═════ RECORDS PROVIDED ═════
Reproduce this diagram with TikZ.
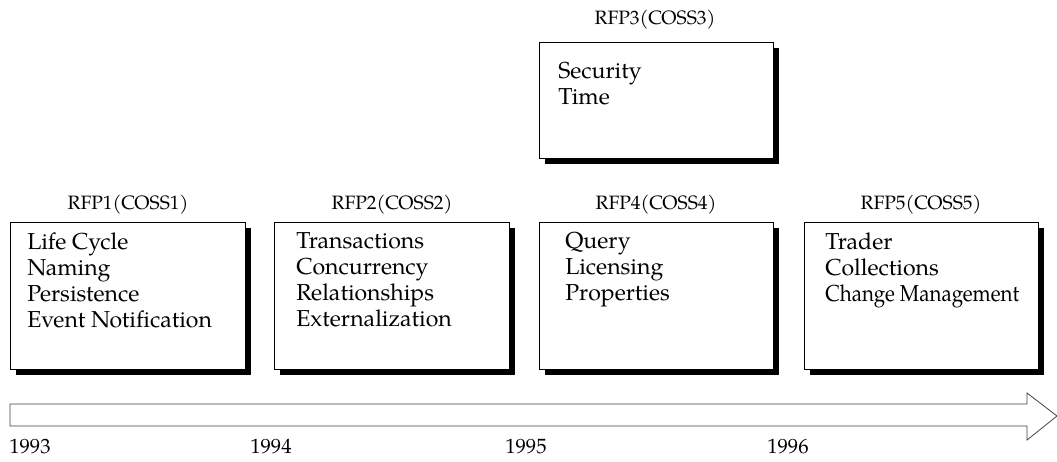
\documentclass[tikz,border=0pt]{standalone}
\usepackage{graphicx}
\usepackage{fontspec}
\setmainfont{TeX Gyre Pagella}
\begin{document}
\begin{tikzpicture}[x=0.75pt,y=-0.75pt,
  box/.style={draw=black, line width=0.9pt, fill=white, rectangle, inner sep=0pt, anchor=north west},
  shadowbox/.style={fill=black, draw=none, rectangle, inner sep=0pt, anchor=north west},
  title/.style={font=\fontsize{14.5}{17}\selectfont, inner sep=0pt},
  items/.style={font=\fontsize{17.3}{19.5}\selectfont, align=left, anchor=north west, inner sep=0pt},
  year/.style={font=\fontsize{15.5}{18}\selectfont, inner sep=0pt, anchor=west}]
\useasboundingbox (0,0) rectangle (1057,461);
% shadows
\foreach \x/\y/\w/\h/\n in {10/222/235/147/s1, 274/222/235/147/s2, 539/222/234/147/s4, 804/222/234/147/s5, 539/42/234/116/s3}{
  \node[shadowbox, minimum width=\w*0.75pt, minimum height=\h*0.75pt] (\n) at (\x+6,\y+6) {};
}
% boxes
\node[box, minimum width=235*0.75pt, minimum height=147*0.75pt] (b1) at (10,222) {};
\node[box, minimum width=235*0.75pt, minimum height=147*0.75pt] (b2) at (274,222) {};
\node[box, minimum width=234*0.75pt, minimum height=147*0.75pt] (b4) at (539,222) {};
\node[box, minimum width=234*0.75pt, minimum height=147*0.75pt] (b5) at (804,222) {};
\node[box, minimum width=234*0.75pt, minimum height=116*0.75pt] (b3) at (539,42) {};
% titles
\node[title] (t1) at (128,205) {RFP1(COSS1)};
\node[title] (t2) at (392,205) {RFP2(COSS2)};
\node[title] (t4) at (656,205) {RFP4(COSS4)};
\node[title] (t5) at (921,205) {RFP5(COSS5)};
\node[title] (t3) at (655,20) {RFP3(COSS3)};
% items
\node[items] (i1) at (27,232) {Life Cycle\\Naming\\Persistence\\Event Notification};
\node[items] (i2) at (296,232) {Transactions\\Concurrency\\Relationships\\Externalization};
\node[items] (i4) at (565,232) {Query\\Licensing\\Properties};
\node[items] (i5) at (825,232) {Trader\\Collections\\\scalebox{0.89}[1]{Change Management}};
\node[items] (i3) at (558,62) {Security\\Time};
% timeline arrow
\draw[line width=0.6pt, draw=black!75] (10,404) coordinate (a0) -- (1027,404) -- (1027,393) -- (1057,416) coordinate (tip) -- (1027,440) -- (1027,426) -- (10,426) -- cycle;
% years
\node[year] (y1) at (9,447) {1993};
\node[year] (y2) at (250,447) {1994};
\node[year] (y3) at (505,447) {1995};
\node[year] (y4) at (767,447) {1996};
\end{tikzpicture}
\end{document}
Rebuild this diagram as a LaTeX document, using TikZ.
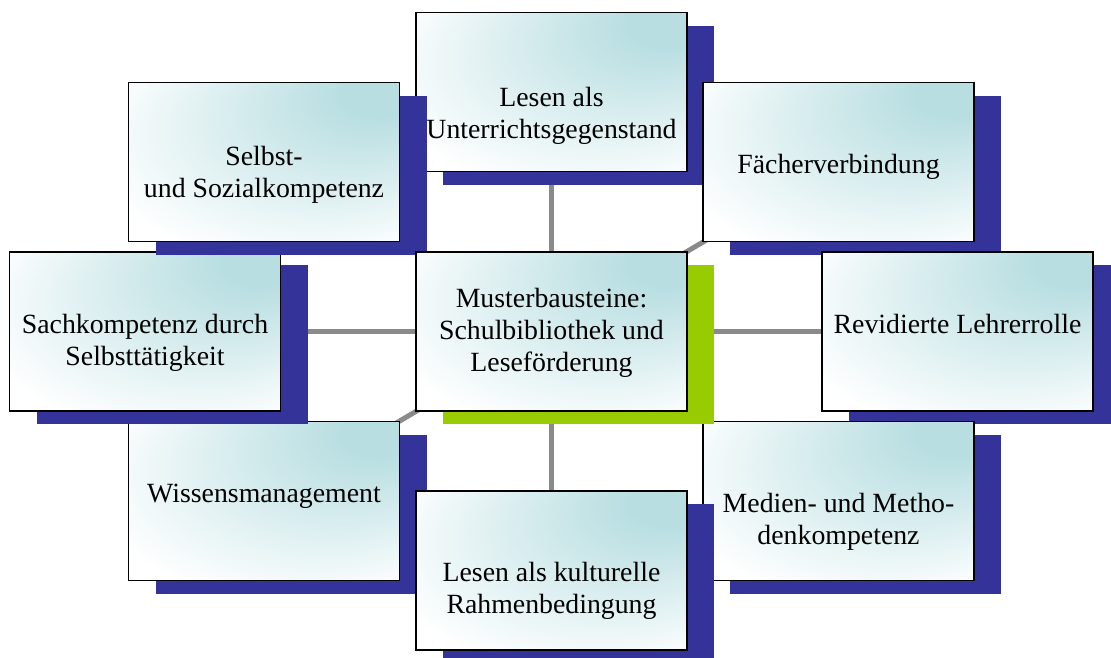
\documentclass[tikz,border=0pt]{standalone}
\usepackage{fontspec}
\setmainfont{Liberation Serif}
\usetikzlibrary{shadows,backgrounds}
\definecolor{tealc}{RGB}{184,222,225}
\definecolor{shblue}{RGB}{51,51,153}
\definecolor{shgreen}{RGB}{153,204,0}
\definecolor{linkgray}{RGB}{138,138,138}
\pgfdeclareradialshading{boxshade}{\pgfpoint{25bp}{25bp}}{color(0bp)=(tealc); color(7bp)=(tealc); color(38bp)=(white); color(50bp)=(white)}
\tikzset{
  box/.style={draw=black, line width=1.8pt, shade, shading=boxshade,
    minimum width=271pt, minimum height=159pt, inner sep=0pt, outer sep=0pt},
  blueshadow/.style={general shadow={fill=shblue, shadow xshift=27pt, shadow yshift=-13pt}},
  greenshadow/.style={general shadow={fill=shgreen, shadow xshift=27pt, shadow yshift=-13pt}},
  txt/.style={align=center, font=\fontsize{27.8}{32}\selectfont, inner sep=0pt, text=black},
  link/.style={draw=linkgray, line width=5pt}
}
\begin{document}
\begin{tikzpicture}[x=1pt, y=-1pt]
\useasboundingbox (0,0) rectangle (1111,657);
% boxes in stacking order
\node[box, blueshadow] (lesen) at (551.5,92) {};
\node[txt] (tlesen) at ([yshift=-24pt]lesen.center) {Lesen als\\Unterrichtsgegenstand};
\node[box, blueshadow] (faecher) at (838.5,162) {};
\node[txt] (tfaecher) at ([yshift=-4.5pt]faecher.center) {Fächerverbindung};
\node[box, blueshadow] (revid) at (957.5,331.5) {};
\node[txt] (trevid) at ([yshift=8pt]revid.center) {Revidierte Lehrerrolle};
\node[box, blueshadow] (medien) at (838.5,501) {};
\node[txt] (tmedien) at ([yshift=-21pt]medien.center) {Medien- und Metho-\\denkompetenz};
\node[box, blueshadow] (wissen) at (264,501) {};
\node[txt] (twissen) at ([yshift=4.5pt]wissen.center) {Wissensmanagement};
\node[box, blueshadow] (kultur) at (551.5,570.5) {};
\node[txt] (tkultur) at ([yshift=-20.5pt]kultur.center) {Lesen als kulturelle\\Rahmenbedingung};
\node[box, blueshadow] (sach) at (145,331.5) {};
\node[txt] (tsach) at ([yshift=-11.5pt]sach.center) {Sachkompetenz durch\\Selbsttätigkeit};
\node[box, blueshadow] (selbst) at (264,162) {};
\node[txt] (tselbst) at ([yshift=-12.5pt]selbst.center) {Selbst-\\und Sozialkompetenz};
\node[box, greenshadow] (mitte) at (551.5,331.5) {};
\node[txt] (tmitte) at ([yshift=-1pt]mitte.center) {Musterbausteine:\\Schulbibliothek und\\Leseförderung};
% connectors behind everything
\begin{pgfonlayer}{background}
\foreach \n in {lesen,faecher,revid,medien,wissen,kultur,sach,selbst}
  \draw[link] (mitte.center) -- (\n.center);
\end{pgfonlayer}
\end{tikzpicture}
\end{document}
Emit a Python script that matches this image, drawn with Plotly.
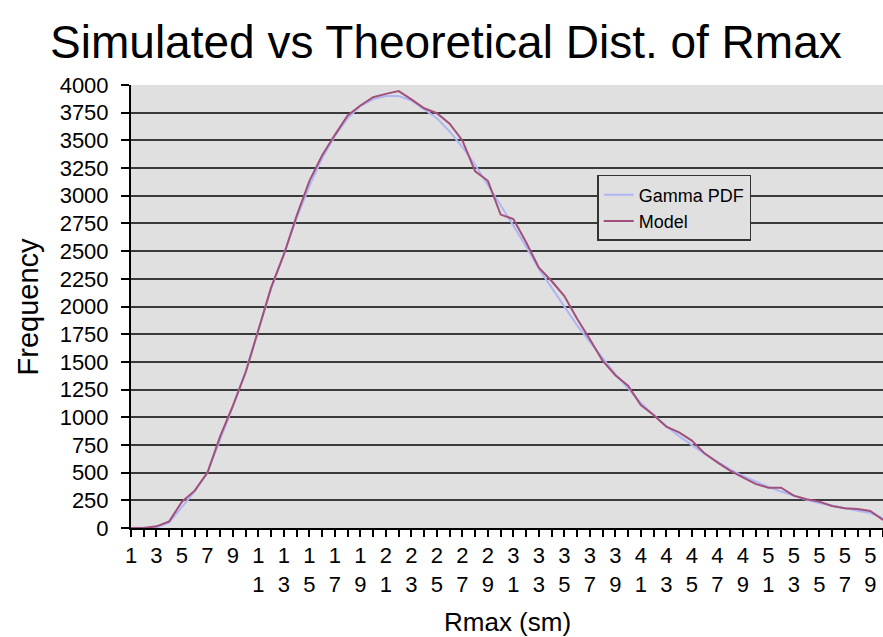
import plotly.graph_objects as go

# Rmax categories (1..60) and the frequency counts
rmax = list(range(1, 61))

gamma_pdf = [0, 0, 5, 50, 190, 330, 500, 800, 1100, 1420,
             1790, 2160, 2480, 2800, 3090, 3340, 3540, 3700, 3810, 3870,
             3900, 3900, 3860, 3780, 3700, 3580, 3440, 3280, 3100, 2910,
             2730, 2540, 2340, 2170, 2000, 1830, 1680, 1530, 1390, 1260,
             1130, 1020, 920, 830, 750, 670, 600, 530, 470, 420,
             370, 330, 290, 255, 225, 200, 175, 155, 135, 90]

model = [0, 0, 15, 60, 238, 337, 500, 829, 1105, 1406,
         1790, 2175, 2470, 2820, 3135, 3365, 3550, 3725, 3815, 3890,
         3920, 3945, 3870, 3790, 3745, 3650, 3500, 3220, 3135, 2830,
         2790, 2580, 2350, 2230, 2095, 1890, 1705, 1510, 1380, 1285,
         1110, 1020, 915, 864, 789, 674, 593, 518, 458, 398,
         364, 364, 292, 260, 238, 199, 178, 172, 154, 72]

# Excel-style labels: only odd values, digits stacked vertically
tick_text = []
for k in rmax:
    if k % 2 == 0:
        tick_text.append("")
    elif k < 10:
        tick_text.append(str(k))
    else:
        tick_text.append("<br>".join(str(k)))

y_ticks = list(range(0, 4001, 250))

fig = go.Figure()

fig.add_trace(go.Scatter(x=rmax, y=gamma_pdf, mode="lines", name="Gamma PDF",
                         line=dict(color="#b0b6f4", width=2)))
fig.add_trace(go.Scatter(x=rmax, y=model, mode="lines", name="Model",
                         line=dict(color="#a0507a", width=2)))

font_family = "Liberation Sans, Arial, sans-serif"

fig.update_layout(
    width=883,
    height=637,
    margin=dict(l=131, r=0, t=85, b=109),
    paper_bgcolor="white",
    plot_bgcolor="#e0e0e0",
    font=dict(family=font_family, color="black"),
    title=dict(text="Simulated vs Theoretical Dist. of Rmax",
               x=0.505, xanchor="center", y=0.935, yanchor="middle",
               font=dict(size=46, color="black")),
    legend=dict(x=0.62, y=0.797, xanchor="left", yanchor="top",
                bgcolor="#e0e0e0", bordercolor="#333333", borderwidth=1.5,
                font=dict(size=18), tracegroupgap=2),
    annotations=[
        dict(text="Frequency", xref="paper", yref="paper", x=-0.137, y=0.5,
             textangle=-90, showarrow=False, font=dict(size=29),
             xanchor="center", yanchor="middle"),
        dict(text="Rmax (sm)", xref="paper", yref="paper", x=0.5, y=-0.212,
             showarrow=False, font=dict(size=26),
             xanchor="center", yanchor="middle"),
    ],
)

fig.update_xaxes(
    range=[1, 60],
    automargin=False,
    tickmode="array", tickvals=rmax, ticktext=tick_text,
    ticks="outside", ticklen=7, tickcolor="black", tickwidth=1.5,
    tickfont=dict(size=22),
    showline=True, linecolor="black", linewidth=2,
    showgrid=False, zeroline=False,
)

fig.update_yaxes(
    range=[0, 4000],
    automargin=False,
    tickmode="array", tickvals=y_ticks,
    ticks="outside", ticklen=8, tickcolor="black", tickwidth=1.5,
    ticklabelstandoff=8,
    tickfont=dict(size=22),
    showline=True, linecolor="black", linewidth=2,
    showgrid=True, gridcolor="#3a3a3a", gridwidth=1.8,
    zeroline=False,
)

# the page's default body margin would push the figure 8px down and right
fig.write_html("out.html", config={"displayModeBar": False},
               post_script="document.body.style.margin='0';")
═════
_EXERCISE_. Reproduce exactly the lines above starting at the line containing "Emit a Python" and ending at the line containing "370, 330, 290, 255, 225, 200, 175, 155, 135, 90]", including both, but not the pictures.

_FINISHED TASK_.
Emit a Python script that matches this image, drawn with Plotly.
import plotly.graph_objects as go

# Rmax categories (1..60) and the frequency counts
rmax = list(range(1, 61))

gamma_pdf = [0, 0, 5, 50, 190, 330, 500, 800, 1100, 1420,
             1790, 2160, 2480, 2800, 3090, 3340, 3540, 3700, 3810, 3870,
             3900, 3900, 3860, 3780, 3700, 3580, 3440, 3280, 3100, 2910,
             2730, 2540, 2340, 2170, 2000, 1830, 1680, 1530, 1390, 1260,
             1130, 1020, 920, 830, 750, 670, 600, 530, 470, 420,
             370, 330, 290, 255, 225, 200, 175, 155, 135, 90]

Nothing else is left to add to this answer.